Gérard Philipe, l’ange foudroyé

| Publié le : 21/11/2019

Le nom de Gérard Philipe… Ce fut peut être le dernier grand mort des « arts et spectacles », tel qu’on put le voir durant ce « dernier hiver du Cid» que raconte Jérôme Garcin dans son livre[1]. C’était le temps, il y a soixante années, où tout le pays pouvait se rassembler au chevet d’un homme qui l’avait fait rêver. Cocteau était encore là, c’est lui qui était chargé de trouver les mots et tout le pays écoutait, se recueillait à l’annonce d’un événement qui le touchait au cœur. Cocteau s’adressait directement à l’acteur, « nous ferons en sorte que ta courte gloire devienne longue »… Le mot même de « gloire » paraît aujourd’hui suranné, hors du cadre où se déroulent désormais les adieux publics. Et pourtant, ce que réveille Garcin dans son livre, c’est bien ce qui est caché aujourd’hui à l’intérieur d’un tel mot. Mort à 36 ans d’un cancer foudroyant, Gérard Philippe avait incarné tous les rôles de la gloire littéraire, d’Hamlet au prince de Hombourg, au Cid et à tant d’autres. On peine à se représenter la puissance de l’acteur dans une époque telle que la nôtre qui a tout vu. Philipe la possédait, cette puissance, au degré supérieur qui donnait à sa relation au public un caractère d’intensité incomparable. Pensons à un Jean Marais qui touchait aussi à l’étincelant. Mais Marais avait quelque chose d’un peu lourd, l’épée lui traînait au côté, il y avait de l’emphase chez lui, qui convenait parfaitement au type de héros qu’il incarnait à l’écran.

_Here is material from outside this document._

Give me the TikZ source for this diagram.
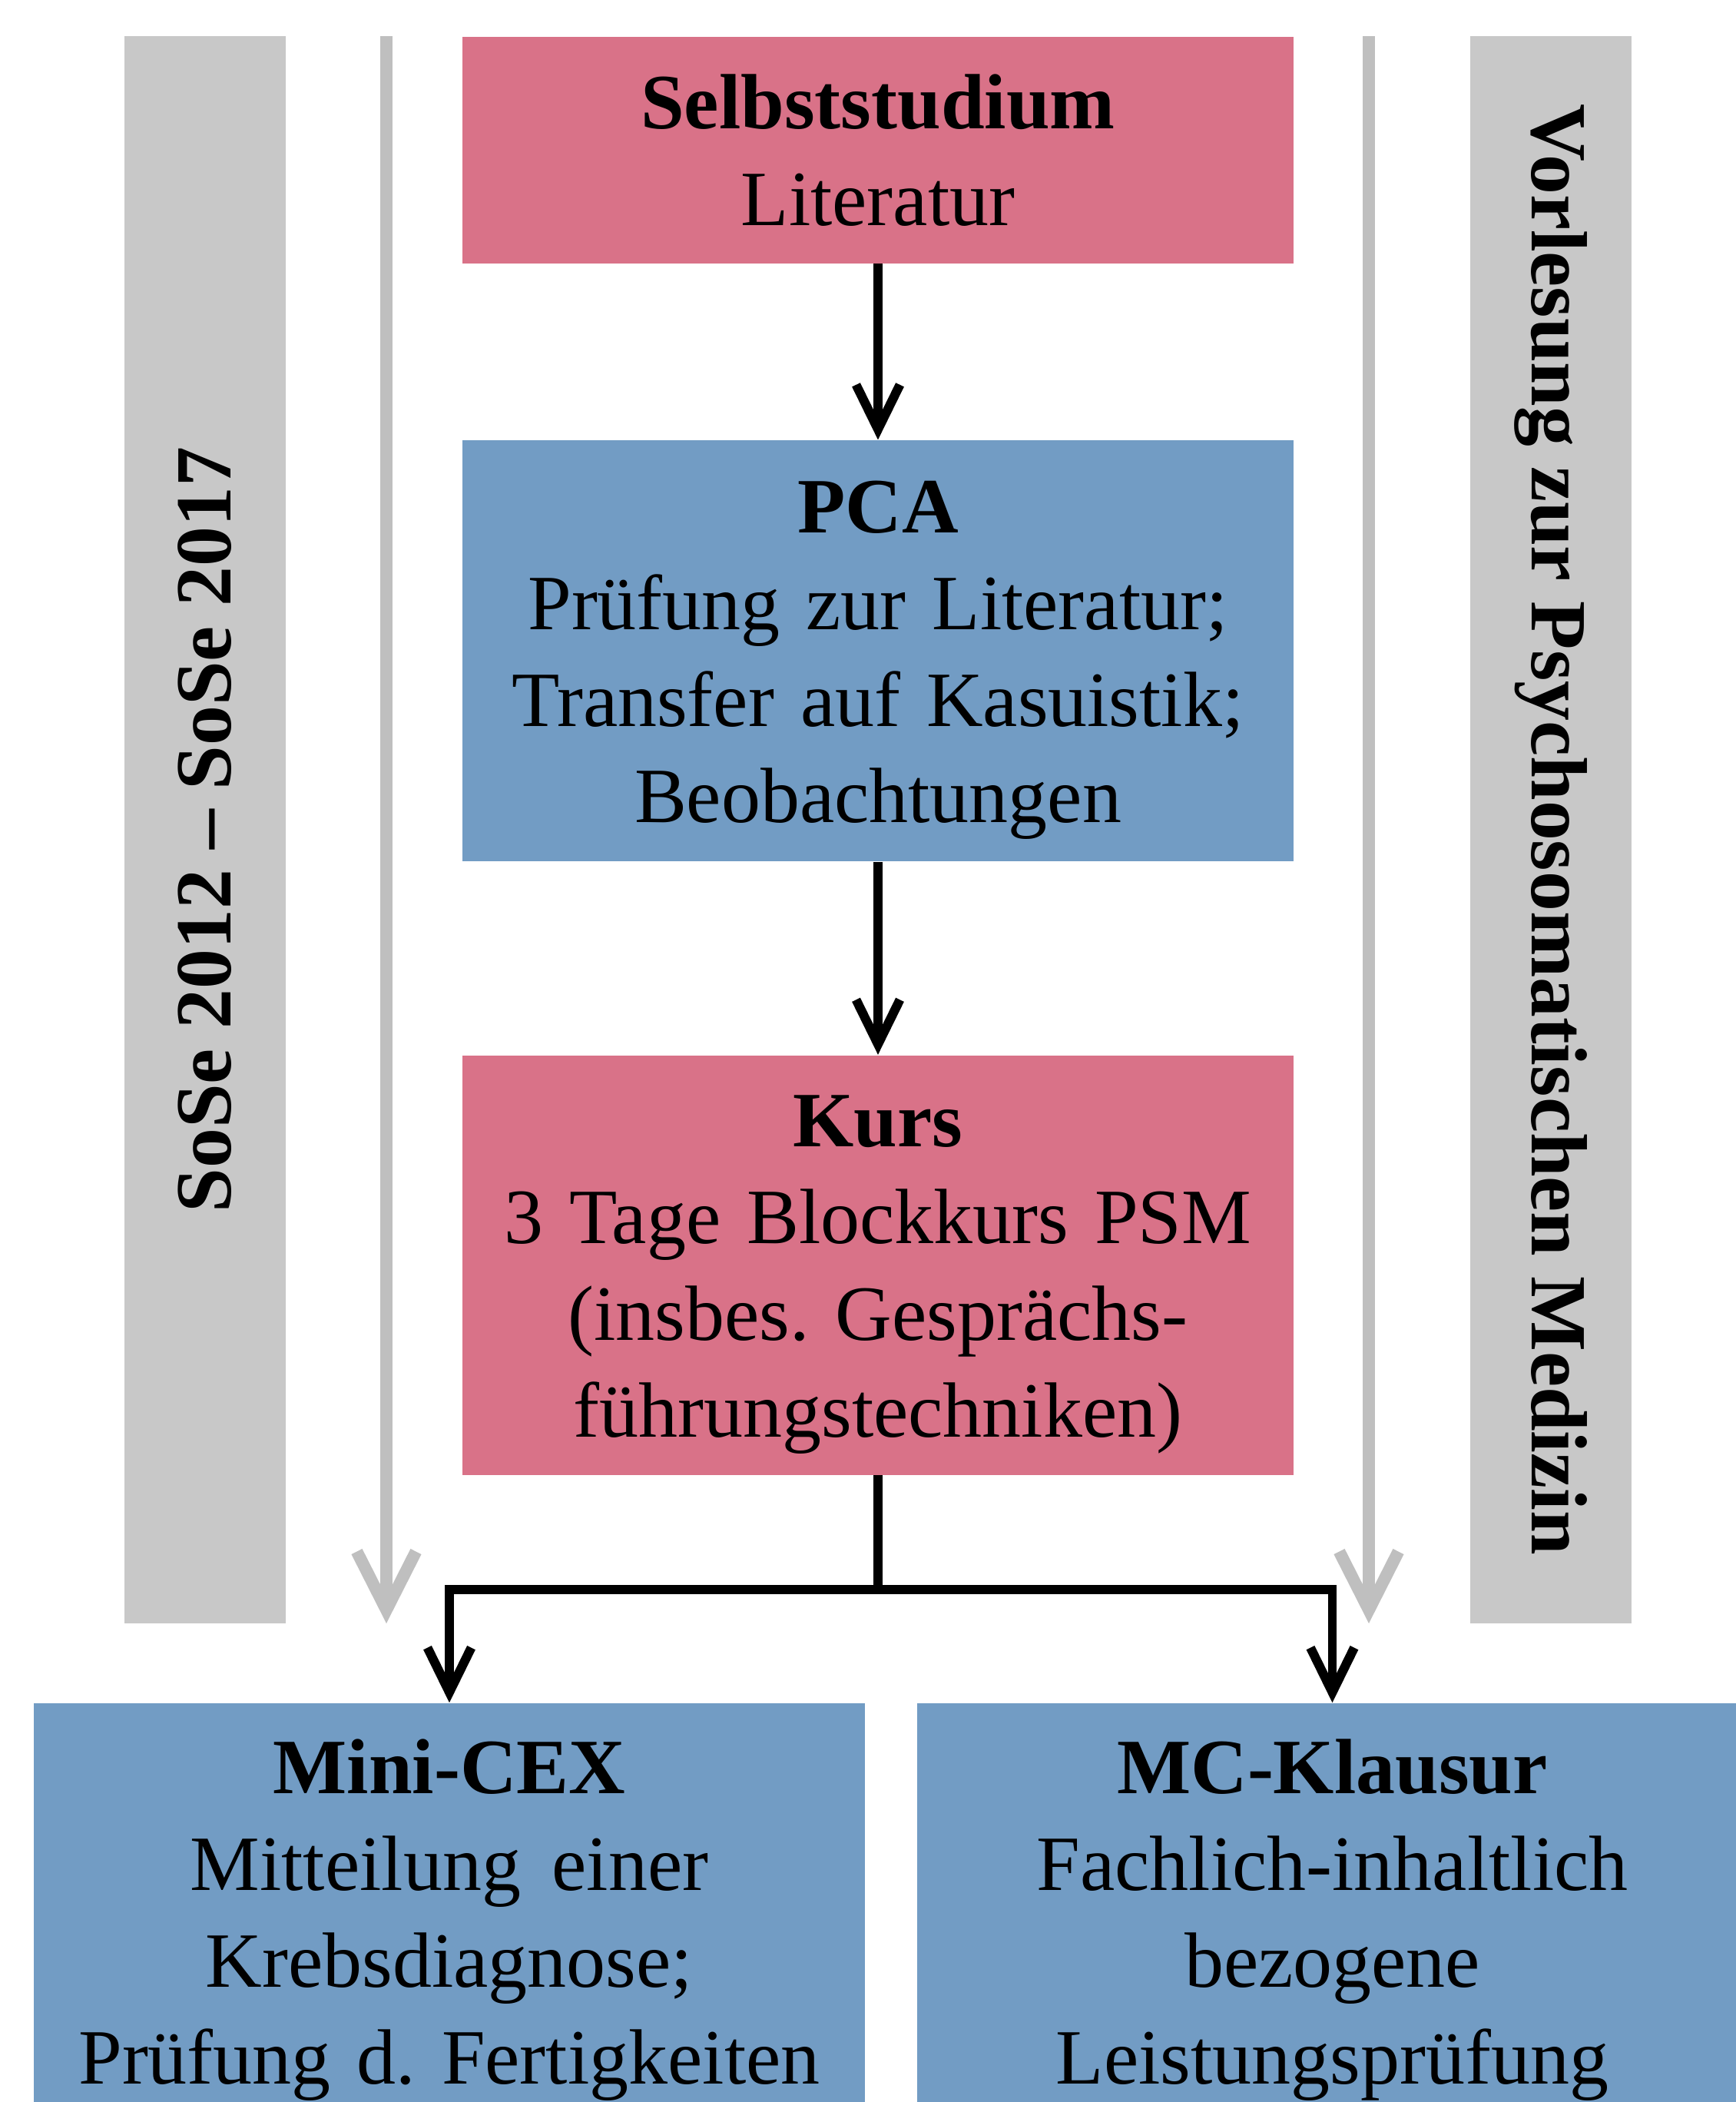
\documentclass[tikz,border=0pt]{standalone}
\usepackage{fontspec}
\setmainfont{Liberation Serif}
\usetikzlibrary{positioning, arrows.meta, calc}
\definecolor{boxrot}{RGB}{217,114,136}
\definecolor{boxblau}{RGB}{114,156,196}
\definecolor{bandgrau}{RGB}{200,200,200}
\definecolor{pfeilgrau}{RGB}{191,191,191}
\newcommand{\zs}{\rule[-6.4pt]{0pt}{32.7pt}} % strut like the line box of the slide
\frenchspacing
\tikzset{
  ablauf/.style={
	node distance=2.5cm, % gap between the boxes
	every node/.style={font=\fontsize{29}{35.8}\selectfont, inner sep=0pt}, % text of all boxes
  },
  kasten/.style={minimum width=10.82cm, text width=10.6cm, align=center},
  rotkasten/.style={kasten, fill=boxrot},
  blaukasten/.style={kasten, fill=boxblau},
  band/.style={fill=bandgrau, minimum width=20.66cm, minimum height=2.10cm, font=\fontsize{29.5}{35.8}\selectfont\bfseries},
  pfeil/.style={-{Straight Barb[length=5.8mm,width=5.7mm]}, line width=3.4pt}, % black arrows
  zeitpfeil/.style={-{Straight Barb[length=7.6mm,width=7.7mm]}, line width=4.5pt, draw=pfeilgrau}, % grey arrows
}

\begin{document}
\begin{tikzpicture}[ablauf]
	\path[use as bounding box, fill=white] (0,0) rectangle (22.6,-27.36);

	% side bands
	\node[band, rotate=90] (semester) at (2.67,-10.80) {SoSe 2012 -- SoSe 2017};
	\node[band, rotate=-90] (vorlesung) at (20.19,-10.80) {Vorlesung zur Psychosomatischen Medizin};
	\coordinate (semoben) at (5.03,-0.47);
	\coordinate (semunten) at (5.03,-21.13);
	\coordinate (voroben) at (17.82,-0.47);
	\coordinate (vorunten) at (17.82,-21.13);

	% boxes
	\node[rotkasten, minimum height=2.95cm, anchor=north] (selbst) at (11.43,-0.47) {\textbf{\zs Selbststudium}\\Literatur\zs};
	\node[blaukasten, minimum height=5.48cm, below=2.29cm of selbst] (pca) {\textbf{\zs PCA}\\Prüfung zur Literatur;\\Transfer auf Kasuistik;\\Beobachtungen\zs};
	\node[rotkasten, minimum height=5.46cm, below=2.51cm of pca] (kurs) {\textbf{\zs Kurs}\\3 Tage Blockkurs PSM\\(insbes. Gesprächs-\\führungstechniken)\zs};
	\node[blaukasten, minimum height=5.43cm, below=2.96cm of kurs, xshift=-5.58cm] (minicex) {\textbf{\zs Mini-CEX}\\Mitteilung\hspace{0.4em}einer\\Krebsdiagnose;\\Prüfung d. Fertigkeiten\zs};
	\node[blaukasten, minimum height=5.43cm, below=2.96cm of kurs, xshift=5.915cm] (mcklausur) {\textbf{\zs MC-Klausur}\\Fachlich-inhaltlich\\bezogene\\Leistungsprüfung\zs};
	\coordinate (verteiler) at ($(kurs.south)+(0,-1.49)$);

	\draw[zeitpfeil] (semoben) -- (semunten);
	\draw[zeitpfeil] (voroben) -- (vorunten);
	\draw[pfeil] (selbst) -- (pca);
	\draw[pfeil] (pca) -- (kurs);
	\draw[pfeil] (kurs.south) -- (verteiler) -| (minicex.north);
	\draw[pfeil] (verteiler) -| (mcklausur.north);
\end{tikzpicture}
\end{document}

Avec Philipe, rien ne raclait au sol, c’était l’ange qui passait d’un seul coup d’épée. Une incarnation de la jeunesse foudroyante, comme au beau temps de la « Tulipe noire ». L’on voulait que cela ne s’arrête pas, que la tulipe résiste à tout, par le sourire et la rapière de fine lame. C’était possible, la preuve, il était là, nous rassurant sur la prochaine bagarre. Ce qui émeut, à la lecture du livre de Garcin, qui a choisi la sobre chronologie du compte à rebours, c’est la netteté de ce destin, la rigueur pourrait-on dire d’un tel passage parmi nous. Par quel bienheureux hasard la lecture de ce livre croise-t-elle à nos oreilles de ces derniers jours le merveilleux Pierre et le loup de Prokofiev conté par Philipe, se faisant lui-même semblable par la voix à l’imprudent petit Pierre ? Dans l’histoire que raconte Garcin, c’est le « grand loup gris » qui gagne la bataille. Mais quelle bataille ? Comme nous aimerions le rejoindre dans la prairie et grimper à l’arbre d’où l’on voit mieux les chaumes et les oiseaux de grandes vacances ! L’écrivain Georges Perros qui le connut bien, dans les parages de la Comédie-Française, aurait campé un merveilleux Sancho à son côté. Mais Perros, confiné dans sa Bretagne, bougonnait dans sa pipe ; il fallait le déménager pour le voir, ce n’était pas facile et Perros ne voyait pas l’ombre du loup s’avancer à bas bruit (il s’avançait aussi pour lui). Ce que raconte ici le livre, c’est la dernière visite du loup, prenant son monde au collet, sans plus attendre. Gérard Philipe a été un petit Pierre à lui-même. Il n’ y avait sans doute pas de meilleur parti que celui adopté par Garcin pour ressaisir une fois encore l’éclat de ce jeune homme de trente-six ans. Un trait d’épée dans la nuit.

 

[1] Gallimard, 2019, 208 p., 17,50€.